My vision is blurry. My head hurts. All because I was committed to use this Broncos bye week to determine the worst teams in the NFL.

Thanks to a pricey satellite TV package and the wonders of TiVo, I got a firsthand look at how bad it can get. Oh, the penalties! Ooh, the interceptions! Oh, the hours of my life that I'll never get back!

After thorough research, to the detriment of my personal well-being, here are teams 30 through 32. The creme de la crap.

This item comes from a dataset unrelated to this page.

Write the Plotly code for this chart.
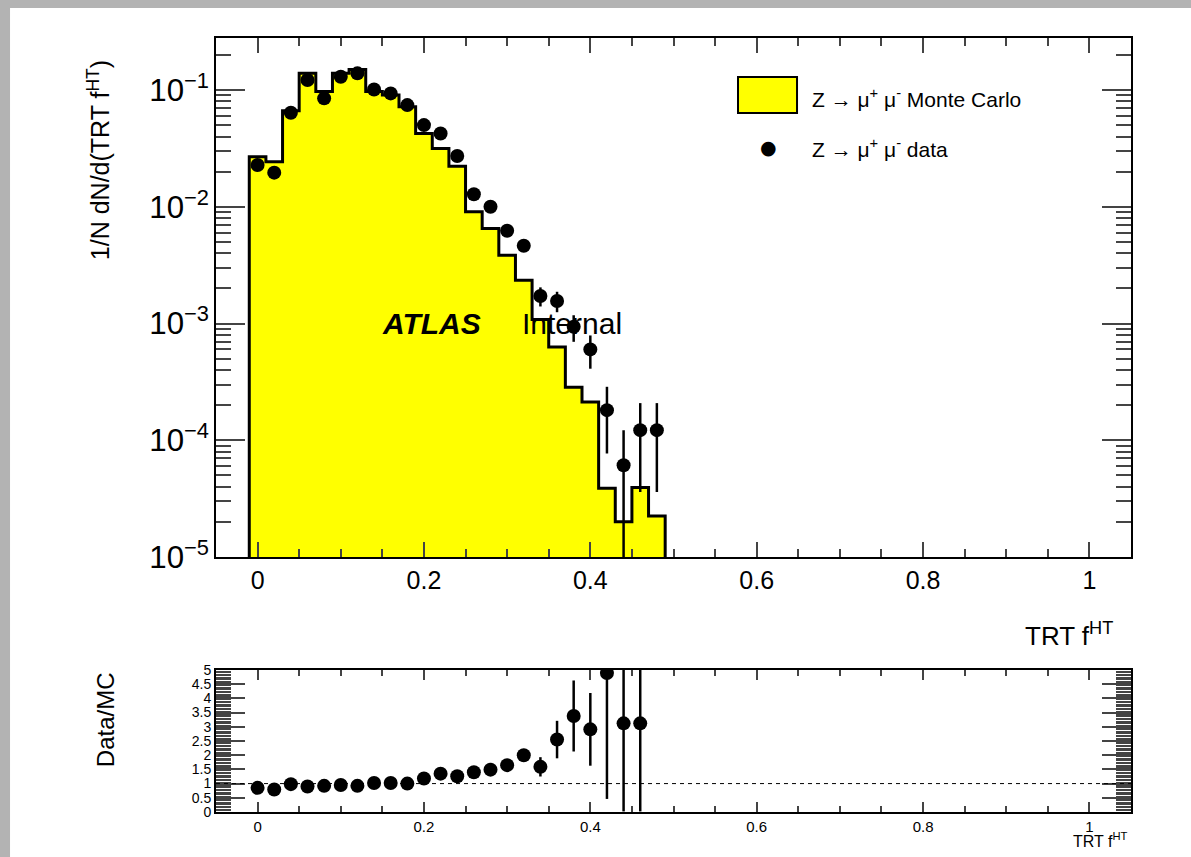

Note: While Tampa Bay is now the least spleened team in the league, with only 52 of the organs on their 53-man roster, the Bucs do not compare to these winless wonders.

No. 30 Detroit Lions

If history was taken into account, there would be no contest. One playoff victory since 1957, period. Detroit seems determined to let the bad times roll this year. New coach, new quarterback, same Lions. To their credit, this was the most entertaining game of the three. Detroit scored 31 points in St. Louis, which brings the number of things that the Broncos wish they could do like the Lions to one. Yet they still managed to lose the game, thanks to a defense that offered up the same resistance as butterscotch pudding.

No. 31 Oakland Raiders

During the broadcast of this Dumpster Bowl, where the winless Raiders took on the winless Browns on Sunday, one of the Black Hole's face-painted and shoulder-padded finest held up his "We're No. 1!" finger for the camera. I do give the guy credit for having the dexterity to hold up one digit on his hand that is not his middle finger, obviously thanks to some court-ordered anger management classes. However, I sincerely hope that he was also holding up the thirty fingers on his other hand, keeping it out of camera range because he's a little self-conscious about this unusual appendage. Oakland took a 21-3 lead in the second quarter, and Al Davis stained his sweatsuit in excitement. The Raiders then remembered that they're the Raiders, gave up 21 unanswered points and order was restored to the universe.

No. 32 Tennessee Titans

Who are these guys? Yes, you know Vince Young and LenDale White, but only for their college accomplishments. You're very familiar with Pacman Jones if you live in Nashville and own a police scanner. But now the Titans have a name and a face. Albert Haynesworth. All Prince Albert did on Sunday was stomp on the head of a helmet-less Dallas Cowboy, opening cuts that required stitches to close. Unconfirmed reports had Bill Romanowski calling Haynesworth requesting his reputation back. The Titans lost 45-14, but Haynesworth's actions make me wish there were 99 teams in the league so I can rank them at 100.

There they are, the worst of the worst. Now if you'll excuse me, I'm grabbing an ice pack and some Pepto Bismol and crawling back to bed.